Citing the authors Viktor Schonberger and Kenneth Cukier, Van Dijck argued that we are living in a new era of “datafication,” in which technology codes and quantifies our lives in minute detail, from social connections to conversations. As a result, law enforcement agencies are struggling to make sense of ever larger and messier quantities of data. But more data does not always mean more usable information. We rely on platforms to generate data, which means it is never unmediated. The answers that a data search produces always depend, on some level, on the questions we ask; for instance, how we define a terrorist. And people themselves are messy and hard to pin down; they play around, they engage in irony, they make mistakes and mess around. For all of these reasons, Van Dijck said, we should be skeptical of the ability of big data to create a more legible, more governable world.
“We should not embrace the acceptance of our datafication as a belief,” she said. “Do we need more data about ourselves and what we do?

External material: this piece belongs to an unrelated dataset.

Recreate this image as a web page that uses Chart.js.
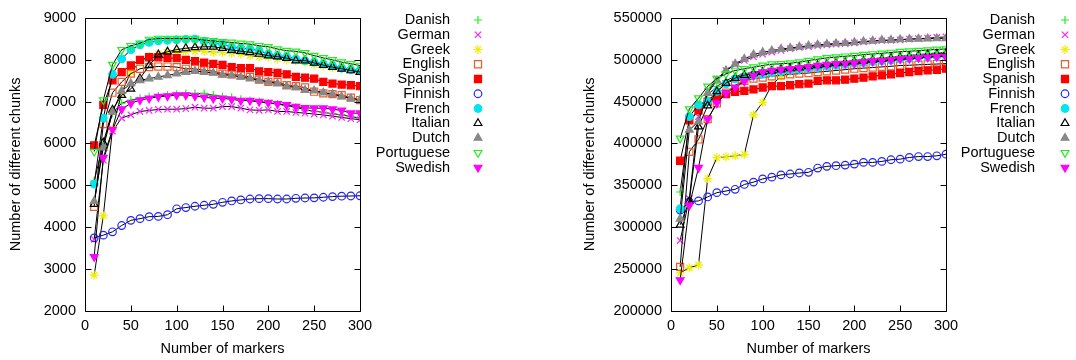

Will that improve our surveillance?”
Zuckerman asked Van Dijck how unpredictability fits into the use of big data to sort out the world statistically. “We can predict most people’s movements eighty percent of the time, but nothing is preventing me from walking away from the stage right now,” he said. “How does unpredictability creep into the digital media space?”
Van Dijck replied that this issue exemplifies the fact that the answers we receive from any query rely on what questions we ask. This makes it difficult to prepare for truly unexpected events, she said: “Things have to be designed in. Questions have to be designed in. There’s a misplaced faith in the possibility of being able to predict everything in advance and do it in advance and prevent it.”
Zuckerman noted a project imagined by one of his colleagues that would install sound-activated cameras in conflict-ridden zones. In theory, loud noises, like gunfire, would trigger the cameras, creating a record of anomalous events. But -- as the thought experiment is intended to demonstrate -- loud noises are more common than we think, and the cameras would likely end up recording a lot of business as usual.
“Looking for the exception is harder than it seems,” he said. “Cars backfire even in war zones.”
Audience Question and Audience
One audience member asked on what grounds we can take confidence in interpretations of large data sets. Is it even possible to develop a hermeneutics of big data, or is this a fantasy?
Van Dijck described an experience in which an information scientist showed her a set of data that tracked people using certain search queries online. The information scientist noted a pattern in which people who searched for “mortgage” later searched for “interior design,” then “garden.” But when she looked at the same data, Van Dijck said, she saw a different pattern: “mortgage,” then “bankruptcy,” then “YMCA.”
“It was the same set of data,” she said, “but with totally different interpretations of what they meant.”
The same audience member also asked how “sousveillance,” or observing from below, relates in practice to surveillance by the government and other large institutions.
Gates said that the aftermath of the Boston Marathon bombing demonstrated the limitations of crowdsourcing for criminal investigation. After the marathon, the FBI asked citizens to send in photographs and videos taken that day; at the same time, crowds of amateur sleuths on the internet pored over the same footage online. As it turned out, the internet was able to provide very little help in solving the crime. (The popular social networking website Reddit initially identified the wrong man as a suspect.) “Crowdsourcing didn’t have the same capacities to sift through the data as the FBI,” Gates said. “So crowdsourcing and ‘sous-veillance’ don’t create a level playing field.”
Another audience member asked the panelists to discuss the potential downsides of the “collection of big data by government agencies.”
Gates and Zuckerman noted that big data often produces inaccuracies, and that it may paint a picture of us that, as Gates put it, “doesn’t quite match how we view ourselves.” Zuckerman said a data service has “determined” that he is “unmarried, make about one fifth of my income, am a gun owner, and am a Republican.” (These details present a very poor picture of the real Ethan Zuckerman.)
Van Dijck asked the panel whether it would help society for citizens to make a point of learning more about statistics. “Should we train people in data literacy?” she asked.
“With questions of terror and threats, our innumeracy about risk is an enormous piece of the picture,” Zuckerman said. Would the columnists who write in favor of more surveillance “be making the same point if we had, as a public, a better sense of how exceedingly rare public acts of violence are compared with handgun shootings?”
Gates argued that statistical knowledge will never be sufficient to counter the visual power of acts of terrorism: “The power of images can always counter our rational knowledge of how rare these events are.”